Sebagai tanggung jawab etis lembaga peradilan, polisi, jaksa, dan hakim juga harus ekstra hati-hati dalam memproses kesaksian anak. Pertama, memastikan bahwa anak mampu dan layak untuk memberikan kesaksian berdasarkan usia, kecerdasan, kesehatan emosi, dan stabilitas berpikir anak. Siapa yang memastikan hal ini? Psikolog mungkin dapat membantu, tetapi mereka yang mempunyai kapasitas seperti ini tidak banyak.

Kajian komprehensif berbagai penelitian dan perkara yang melibatkan anak-anak sebagai saksi (Ceci dkk, 1993 dalam tulisannya berjudul Lost of Innocence) menunjukkan, anak-anak adalah sumber data yang dapat dipercaya, tetapi sekaligus sangat rentan terhadap sugesti dan tekanan. Hasil akhirnya adalah anak dapat menjadi saksi korban yang dipercaya, tetapi risiko dan ongkosnya sangat tinggi karena dengan mudah kesaksian akan dianulir oleh ahli hukum.

Para peneliti mewanti-wanti praktisi hukum untuk mempertimbangkan akibat-akibat yang merugikan anak jangka panjang dibanding apa yang dapat dicapai di hadapan hukum.
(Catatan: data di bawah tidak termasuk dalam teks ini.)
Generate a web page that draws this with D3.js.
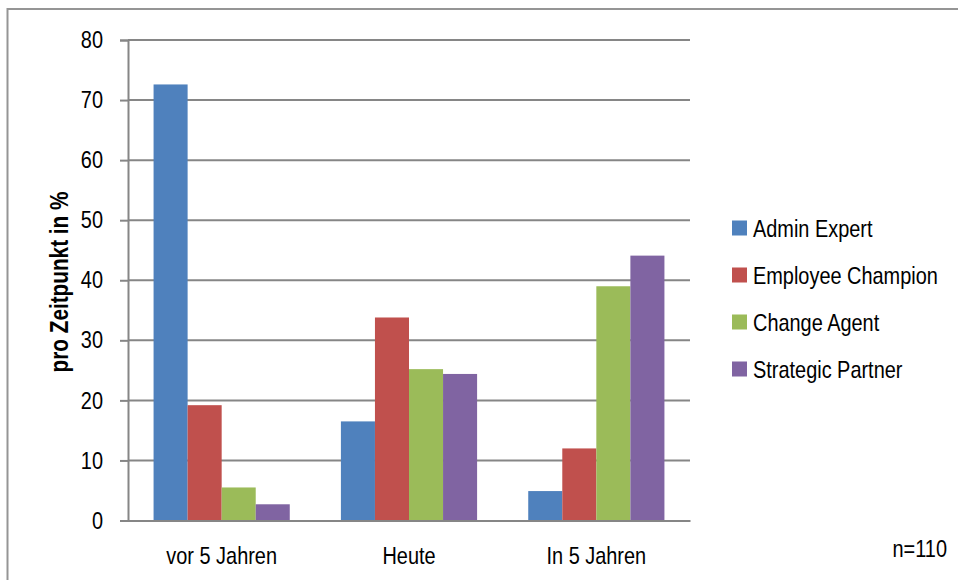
<!DOCTYPE html>
<html>
<head>
<meta charset="utf-8">
<script src="https://cdn.jsdelivr.net/npm/d3@7"></script>
<style>
  body { margin: 0; background: #fff; }
  text { font-family: "Liberation Sans", Arial, sans-serif; fill: #000; }
</style>
</head>
<body>
<div id="chart"></div>
<script>
// Data (percent per point in time)
const categories = ["vor 5 Jahren", "Heute", "In 5 Jahren"];
const series = ["Admin Expert", "Employee Champion", "Change Agent", "Strategic Partner"];
const adminExpert = [72.6, 16.5, 4.9];
const employeeChampion = [19.2, 33.8, 12.0];
const changeAgent = [5.5, 25.2, 39.0];
const strategicPartner = [2.7, 24.4, 44.1];
const yTicks = [0, 10, 20, 30, 40, 50, 60, 70, 80];
const colors = ["#4f81bd", "#c0504d", "#9bbb59", "#8064a2"];

const width = 958;
const height = 580;
const margin = {left: 128, right: 268, top: 40, bottom: 59.5};
const squeeze = 0.83; // the original font is a condensed one

const values = [adminExpert, employeeChampion, changeAgent, strategicPartner];

// narrow the glyphs horizontally, no condensed font installed
function condense(sel) {
  sel.each(function() {
    const t = d3.select(this);
    const x = +t.attr("x") || 0;
    const y = +t.attr("y") || 0;
    const before = t.attr("transform") || "";
    t.attr("x", 0).attr("y", 0)
     .attr("transform", `${before} translate(${x},${y}) scale(${squeeze},1)`);
  });
}

const svg = d3.select("#chart")
  .append("svg")
  .attr("width", width)
  .attr("height", height);

// outer chart frame
svg.append("rect")
  .attr("x", 7.5).attr("y", 9)
  .attr("width", 1000).attr("height", 1000)
  .attr("fill", "none")
  .attr("stroke", "#959595")
  .attr("stroke-width", 2);

const yScale = d3.scaleLinear()
  .domain([0, 80])
  .range([height - margin.bottom, margin.top]);

// group scale, gap width 150% like the spreadsheet default
const xScale = d3.scaleBand()
  .domain(categories)
  .range([margin.left, width - margin.right])
  .paddingInner(0.273)
  .paddingOuter(0.1365);

const xInner = d3.scaleBand()
  .domain(d3.range(series.length))
  .range([0, xScale.bandwidth()]);

// gridlines
svg.append("g")
  .selectAll("line")
  .data(yTicks.slice(1))
  .join("line")
    .attr("x1", margin.left)
    .attr("x2", width - margin.right)
    .attr("y1", d => yScale(d))
    .attr("y2", d => yScale(d))
    .attr("stroke", "#868686")
    .attr("stroke-width", 2);

// y axis
const yAxis = svg.append("g")
  .attr("transform", `translate(${margin.left},0)`)
  .call(d3.axisLeft(yScale).tickValues(yTicks).tickSize(8).tickPadding(17));
yAxis.select(".domain").attr("stroke", "#868686").attr("stroke-width", 2);
yAxis.selectAll(".tick line").attr("stroke", "#868686").attr("stroke-width", 2);
yAxis.selectAll(".tick text")
  .attr("font-size", "24px")
  .attr("font-family", null)
  .call(condense);

// bars
svg.append("g")
  .selectAll("g")
  .data(categories)
  .join("g")
    .attr("transform", d => `translate(${xScale(d)},0)`)
  .selectAll("rect")
  .data((c, ci) => values.map((v, si) => ({si: si, value: v[ci]})))
  .join("rect")
    .attr("x", d => xInner(d.si))
    .attr("y", d => yScale(d.value))
    .attr("width", xInner.bandwidth())
    .attr("height", d => yScale(0) - yScale(d.value))
    .attr("fill", d => colors[d.si]);

// x axis
const xAxis = svg.append("g")
  .attr("transform", `translate(0,${yScale(0)})`)
  .call(d3.axisBottom(xScale).tickSize(0).tickPadding(26));
xAxis.select(".domain").attr("stroke", "#868686").attr("stroke-width", 2);
xAxis.selectAll(".tick text")
  .attr("font-size", "24px")
  .attr("font-family", null)
  .call(condense);

// y axis title
svg.append("text")
  .attr("transform", "translate(68,282) rotate(-90)")
  .attr("text-anchor", "middle")
  .attr("font-size", "25px")
  .attr("font-weight", "bold")
  .text("pro Zeitpunkt in %")
  .call(condense);

// legend
const legend = svg.append("g")
  .selectAll("g")
  .data(series)
  .join("g")
    .attr("transform", (d, i) => `translate(732,${228 + i * 47})`);
legend.append("rect")
  .attr("x", 0).attr("y", -7.5)
  .attr("width", 15).attr("height", 15)
  .attr("fill", (d, i) => colors[i]);
legend.append("text")
  .attr("x", 21)
  .attr("y", 9)
  .attr("font-size", "24px")
  .text(d => d)
  .call(condense);

// sample size note
svg.append("text")
  .attr("x", 947).attr("y", 557)
  .attr("text-anchor", "end")
  .attr("font-size", "24px")
  .text("n=110")
  .call(condense);
</script>
</body>
</html>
Jika semua ini tidak dapat dihindari, marilah memastikan bahwa perlindungan terhadap anak menjadi
pertimbangan pertama dan utama.

Menarik untuk disimak bahwa Kementerian Kehakiman di Inggris menerbitkan booklet berjudul Your Child is a Witness (2011) untuk membantu orangtua menyiapkan diri dan anaknya menghadapi proses hukum di pengadilan. Semoga best practice seperti ini dilakukan oleh lembaga peradilan kita.